Cut to nearly two years old, and me thanking my lucky stars that we aren’t dealing with pacifier deprogramming.  Talking to other mothers, binky rehab sounds like a toddler version of Trainspotting.  I picture baggy-eyed, twitching baby junkies tottering around, desperate for just one more fix.

One of my favorite mom friends (and all around favorite people) shared her solution with me.  She and her daughter tossed pacifiers off their third floor terrace so the baby squirrels in the surrounding trees might treat themselves to a suckle.  Friggin’ genius!  I defy you to show me a tot who wouldn’t be comforted by the idea of diaper-clad baby squirrels frolicking in the treetops with binkies in their itty bitty mouths.

In a moment of mommy-masochism, I once found myself watching one of those nanny rescue type reality shows.  The latter day Mary Poppins helped a young boy kick the habit by instructing him to pack up his precious in a manila envelope addressed to the “Paci-fairy”.  He then deposited the envelope in the mail box and the next morning found the nymph had replaced his pacifier with candy and gifts.  Like the tooth fairy, but with rubber nipples.  And the little bugger could not have been more thrilled.  Also friggin’ genius!

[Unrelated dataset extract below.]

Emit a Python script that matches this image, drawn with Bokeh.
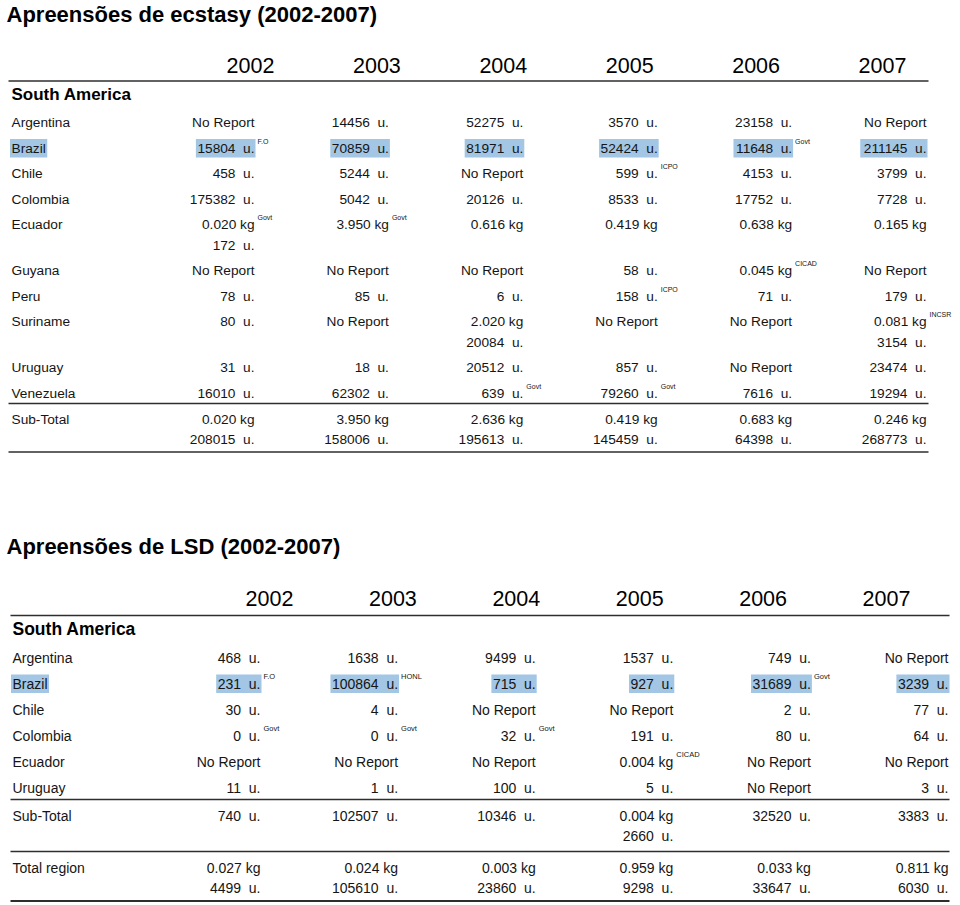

I often try to imagine how I might be coping with this issue if I had to.  I picture myself telling the little guy that, second only to malaria, pacifier shortage is the most critical issue facing third-world countries today.  I don’t know that he’d really grasp the urgency of the situation, or that I even knew how much postage you need to ship a box of pacifiers to Rwanda.  No, I’m sure I’d have to come up with something better.  But instead I just smile and thank the same gods I cursed nearly two years ago, thankful we dodged the binky bullet.